Problem to solve - Write out each line in which the string "that" is present.

Records provided -
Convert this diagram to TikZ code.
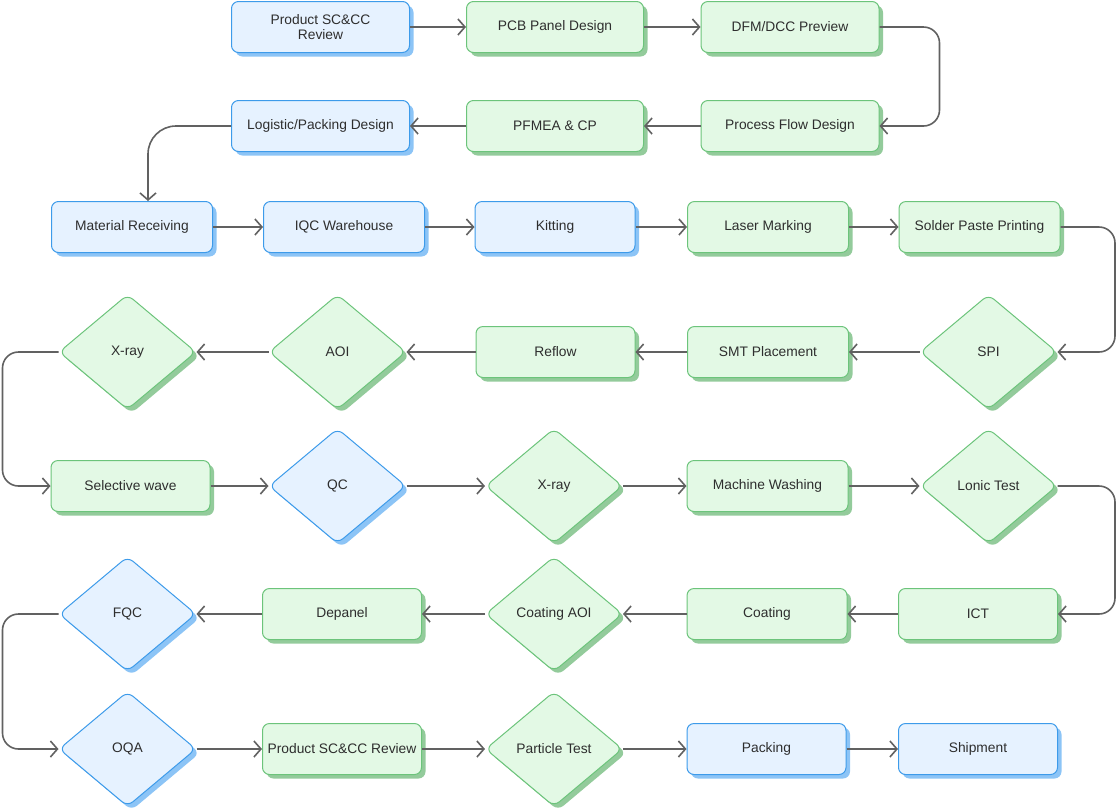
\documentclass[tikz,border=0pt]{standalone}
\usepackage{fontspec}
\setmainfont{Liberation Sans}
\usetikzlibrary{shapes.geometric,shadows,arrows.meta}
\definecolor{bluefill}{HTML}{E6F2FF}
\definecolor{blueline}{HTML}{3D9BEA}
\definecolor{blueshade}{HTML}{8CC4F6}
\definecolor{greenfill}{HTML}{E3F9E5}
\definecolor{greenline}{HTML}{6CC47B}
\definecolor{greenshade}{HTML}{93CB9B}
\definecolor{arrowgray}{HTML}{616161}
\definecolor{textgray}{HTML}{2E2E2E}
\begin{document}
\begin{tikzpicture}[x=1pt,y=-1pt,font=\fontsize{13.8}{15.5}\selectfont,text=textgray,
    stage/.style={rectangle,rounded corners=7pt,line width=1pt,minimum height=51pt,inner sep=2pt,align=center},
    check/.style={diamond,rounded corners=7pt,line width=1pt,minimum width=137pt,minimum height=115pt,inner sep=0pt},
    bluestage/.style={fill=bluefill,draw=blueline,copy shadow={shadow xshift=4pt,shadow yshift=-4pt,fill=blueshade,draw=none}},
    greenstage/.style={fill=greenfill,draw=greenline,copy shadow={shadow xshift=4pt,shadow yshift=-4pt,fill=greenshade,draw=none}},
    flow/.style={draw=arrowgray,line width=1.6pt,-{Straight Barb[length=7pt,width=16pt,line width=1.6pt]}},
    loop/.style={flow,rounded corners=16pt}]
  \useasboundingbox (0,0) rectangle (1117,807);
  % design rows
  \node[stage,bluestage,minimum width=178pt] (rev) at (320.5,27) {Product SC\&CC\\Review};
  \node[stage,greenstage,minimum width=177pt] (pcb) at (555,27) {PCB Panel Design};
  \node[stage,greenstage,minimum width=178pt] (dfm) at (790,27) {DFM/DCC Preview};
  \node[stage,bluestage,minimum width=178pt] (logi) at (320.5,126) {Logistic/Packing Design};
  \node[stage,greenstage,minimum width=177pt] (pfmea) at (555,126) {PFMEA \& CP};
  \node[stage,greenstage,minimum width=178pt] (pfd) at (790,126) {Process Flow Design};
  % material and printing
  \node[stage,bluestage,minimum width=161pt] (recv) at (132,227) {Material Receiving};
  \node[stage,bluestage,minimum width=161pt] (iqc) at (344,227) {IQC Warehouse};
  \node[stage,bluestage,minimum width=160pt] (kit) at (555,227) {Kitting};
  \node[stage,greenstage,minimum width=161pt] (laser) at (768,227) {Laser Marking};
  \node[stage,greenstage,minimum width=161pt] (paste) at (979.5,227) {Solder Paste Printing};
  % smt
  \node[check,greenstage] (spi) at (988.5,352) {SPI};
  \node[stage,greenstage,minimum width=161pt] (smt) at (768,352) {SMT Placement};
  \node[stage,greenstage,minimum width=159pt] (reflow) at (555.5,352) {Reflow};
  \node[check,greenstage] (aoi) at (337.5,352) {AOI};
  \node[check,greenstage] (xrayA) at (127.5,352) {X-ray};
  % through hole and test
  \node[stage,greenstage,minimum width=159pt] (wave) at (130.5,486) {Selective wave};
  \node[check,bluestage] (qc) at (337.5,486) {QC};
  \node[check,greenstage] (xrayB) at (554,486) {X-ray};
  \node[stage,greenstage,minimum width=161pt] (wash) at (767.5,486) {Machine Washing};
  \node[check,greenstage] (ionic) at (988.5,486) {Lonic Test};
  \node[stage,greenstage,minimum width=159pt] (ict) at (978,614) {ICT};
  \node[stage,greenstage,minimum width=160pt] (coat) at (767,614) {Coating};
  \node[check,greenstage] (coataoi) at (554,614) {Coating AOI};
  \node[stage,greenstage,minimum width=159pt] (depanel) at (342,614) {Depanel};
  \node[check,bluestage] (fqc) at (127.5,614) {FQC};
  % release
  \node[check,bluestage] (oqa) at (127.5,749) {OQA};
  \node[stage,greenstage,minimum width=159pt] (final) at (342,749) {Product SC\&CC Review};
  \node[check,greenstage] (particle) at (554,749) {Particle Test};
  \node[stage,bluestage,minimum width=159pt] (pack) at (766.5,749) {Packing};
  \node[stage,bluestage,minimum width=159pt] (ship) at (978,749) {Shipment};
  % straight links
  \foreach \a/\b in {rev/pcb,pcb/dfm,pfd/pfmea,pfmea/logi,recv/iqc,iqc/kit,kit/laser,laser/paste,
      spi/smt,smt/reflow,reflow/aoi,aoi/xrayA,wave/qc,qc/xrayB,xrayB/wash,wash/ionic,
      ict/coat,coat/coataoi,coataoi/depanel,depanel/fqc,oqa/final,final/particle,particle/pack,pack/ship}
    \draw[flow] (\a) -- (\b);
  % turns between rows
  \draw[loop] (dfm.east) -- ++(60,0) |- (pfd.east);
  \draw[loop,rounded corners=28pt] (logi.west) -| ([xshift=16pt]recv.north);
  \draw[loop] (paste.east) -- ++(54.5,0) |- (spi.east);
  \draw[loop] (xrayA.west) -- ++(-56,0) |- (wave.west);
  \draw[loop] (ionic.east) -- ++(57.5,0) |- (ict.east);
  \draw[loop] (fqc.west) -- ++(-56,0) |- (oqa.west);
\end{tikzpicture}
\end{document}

--

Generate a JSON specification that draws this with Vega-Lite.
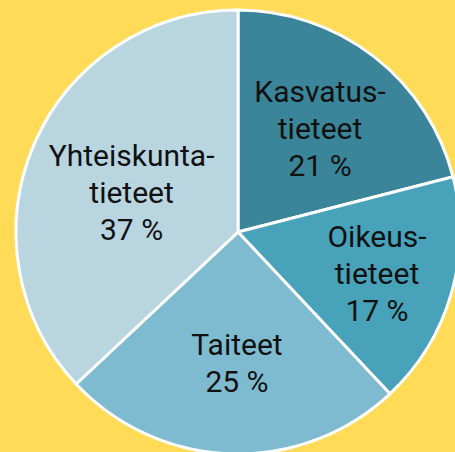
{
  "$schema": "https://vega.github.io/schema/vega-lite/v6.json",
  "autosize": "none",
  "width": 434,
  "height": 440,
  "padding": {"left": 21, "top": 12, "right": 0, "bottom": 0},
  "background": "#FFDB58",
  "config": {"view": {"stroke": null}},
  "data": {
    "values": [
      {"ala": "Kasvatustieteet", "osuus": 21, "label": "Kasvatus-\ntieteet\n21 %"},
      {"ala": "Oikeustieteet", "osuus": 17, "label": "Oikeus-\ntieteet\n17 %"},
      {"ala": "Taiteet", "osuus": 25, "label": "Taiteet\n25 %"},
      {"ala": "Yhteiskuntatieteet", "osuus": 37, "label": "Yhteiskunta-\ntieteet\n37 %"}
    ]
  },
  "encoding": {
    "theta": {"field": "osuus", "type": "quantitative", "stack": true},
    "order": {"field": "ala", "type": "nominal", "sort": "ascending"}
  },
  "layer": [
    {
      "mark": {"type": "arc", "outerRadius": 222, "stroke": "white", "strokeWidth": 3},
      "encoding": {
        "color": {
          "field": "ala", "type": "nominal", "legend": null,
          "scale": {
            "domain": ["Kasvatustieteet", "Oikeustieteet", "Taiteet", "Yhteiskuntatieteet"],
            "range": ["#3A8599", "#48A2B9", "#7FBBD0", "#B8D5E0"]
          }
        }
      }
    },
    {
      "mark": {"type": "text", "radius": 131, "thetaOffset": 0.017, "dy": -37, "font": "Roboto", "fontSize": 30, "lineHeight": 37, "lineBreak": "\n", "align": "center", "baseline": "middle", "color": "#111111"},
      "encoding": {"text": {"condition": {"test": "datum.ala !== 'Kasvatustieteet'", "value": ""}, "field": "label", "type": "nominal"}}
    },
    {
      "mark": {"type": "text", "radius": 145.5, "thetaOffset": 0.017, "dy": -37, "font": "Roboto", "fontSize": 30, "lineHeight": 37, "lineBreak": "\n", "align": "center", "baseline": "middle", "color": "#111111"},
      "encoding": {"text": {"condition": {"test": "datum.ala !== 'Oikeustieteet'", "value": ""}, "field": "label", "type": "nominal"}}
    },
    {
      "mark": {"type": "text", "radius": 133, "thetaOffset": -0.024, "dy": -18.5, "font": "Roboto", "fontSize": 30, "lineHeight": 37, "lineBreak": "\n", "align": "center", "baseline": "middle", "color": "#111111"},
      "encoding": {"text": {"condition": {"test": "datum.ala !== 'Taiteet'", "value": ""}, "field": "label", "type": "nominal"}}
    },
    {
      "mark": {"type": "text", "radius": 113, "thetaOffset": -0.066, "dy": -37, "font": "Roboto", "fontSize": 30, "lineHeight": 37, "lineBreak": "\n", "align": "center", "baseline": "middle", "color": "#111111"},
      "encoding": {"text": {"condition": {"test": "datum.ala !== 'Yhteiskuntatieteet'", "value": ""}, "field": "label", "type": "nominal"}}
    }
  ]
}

* * *

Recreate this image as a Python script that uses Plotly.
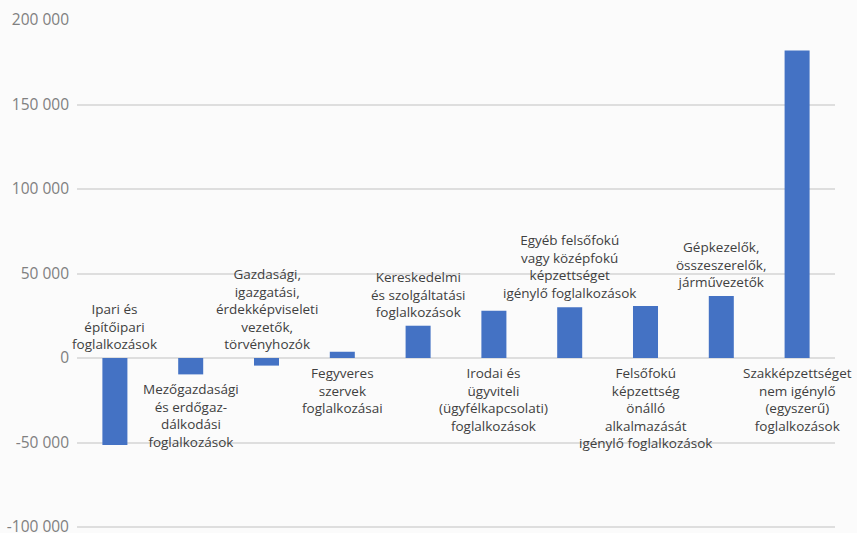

Full output -
Generate a JSON specification that draws this with Vega-Lite.
Recreate this image as a Python script that uses Plotly.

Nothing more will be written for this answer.